Per riedificare le periferie e trasformarle in città, occorre che in esse abiti colui che scelga di deporvi il granello di senape della vicinanza. Temiamo forse, nel far questo, di perdere la nostra identità? Abbiamo forse paura di dare tutto, anche la vita, pur di stare vicino agli altri? Quando non è un assembramento goliardico e distraente, dove il pianto e il riso son menzogneri, ma è prossimità fraterna, carica di passione per il lavoro comune, incamminata verso una meta alta e dignitosa, la vicinanza è la linea-guida perché ogni periferia diventi città. Ce lo suggerisce, nella sua delicata fattura, l’immagine del nostro manifesto, dove l’aretino Spinello, figlio di Luca, ci descrive la fondazione della città di Alessandria, quella città che si formò abbracciando otto periferie alla confluenza tra il Tanaro e la Bormida nel Piemonte italiano. Il tempo in cui venne fondata la città di Alessandria non era certo un tempo pacifico: tra Alessandro III e la Lega Lombarda da una parte e il Marchesato di Monferrato e Federico Barbarossa dall’altro non correva buon sangue. Eppure, vediamo con quanta armonia quei muratori si dedicano a costruire la città: non alzano muri di difesa ma edificano mura d’accoglienza. E forse fu proprio questo ciò che donò loro la vittoria su una forza nemica che sembrava potentissima e invincibile. E il Vasari, aretino anche lui, esalta la sua città facendo onore al suo trecentesco pittore di cui dice: “Ha paragonato Giotto nel disegno ed avanzatolo di gran lunga nel colorito”. Certo, c’era, tanto nel critico come nel pittore, un grande amore alla città, un amore che vorremmo risorgesse nel cuore di ogni uomo, così che possano essere edificate quelle mura che sanno dare rifugio, protezione, vita e alimento a chiunque a esse si avvicini. 
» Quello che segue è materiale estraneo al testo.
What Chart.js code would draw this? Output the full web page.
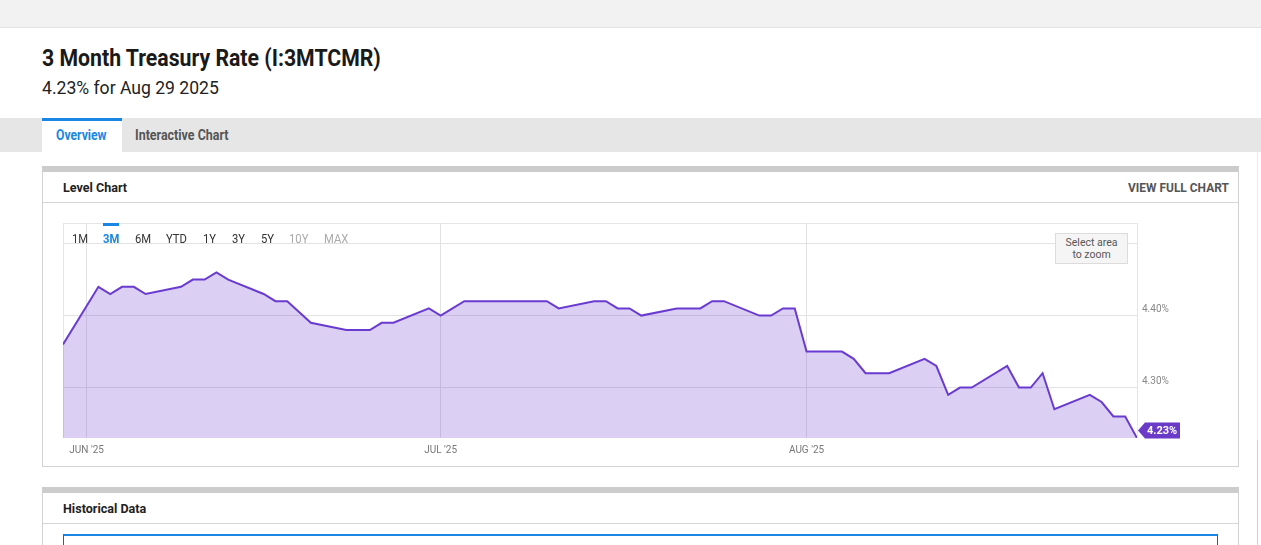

Ci è stata tramandata (tràdita) così la costruzione dell’urbs (cioè della città), come luogo d’accoglienza e non come spazio d’esclusione. Il tradimento (tradìta) avviene quando inalziamo muri di difesa invece di edificare mura d’accoglienza. Coi muri crediamo di proteggere noi stessi e soprattutto il passato, ma non è così. Il passato ama trasformarsi in ciò che, prima o poi, diventerà anch’esso un passato, desideroso a sua volta di trasformarsi. Questa immensa libertà del movimento del passato dentro il movimento del presente è una libertà che non possiamo trovare se ci chiudiamo nelle nostre case, borghesi spettatori e giudici imperterriti della vita, del mondo e degli altri. 
E se talvolta ci sentiamo, come a me accade, persone d’altro tempo, grazie alla poesia di Poe possiamo riscoprire il coraggio del suo cavaliere errante, che non si arrese mai e che, benché vecchio e affaticato, continuò a domandare a chiunque incontrava dove potesse egli trovare la benedetta e desiderata terra dell’Eldorado. Dov’è il Paradiso che io, che tu, che noi aneliamo incontrare? Esso è qui, nel camminare e nel costruire insieme. E se questo comporta una certa fatica e il dolore del parto, potremo nel tempo scoprire che si tratta di una fatica e di un dolore che vengono amorevolmente presi per mano dalla gioia, una gioia che nessuno e niente potrà spegnere.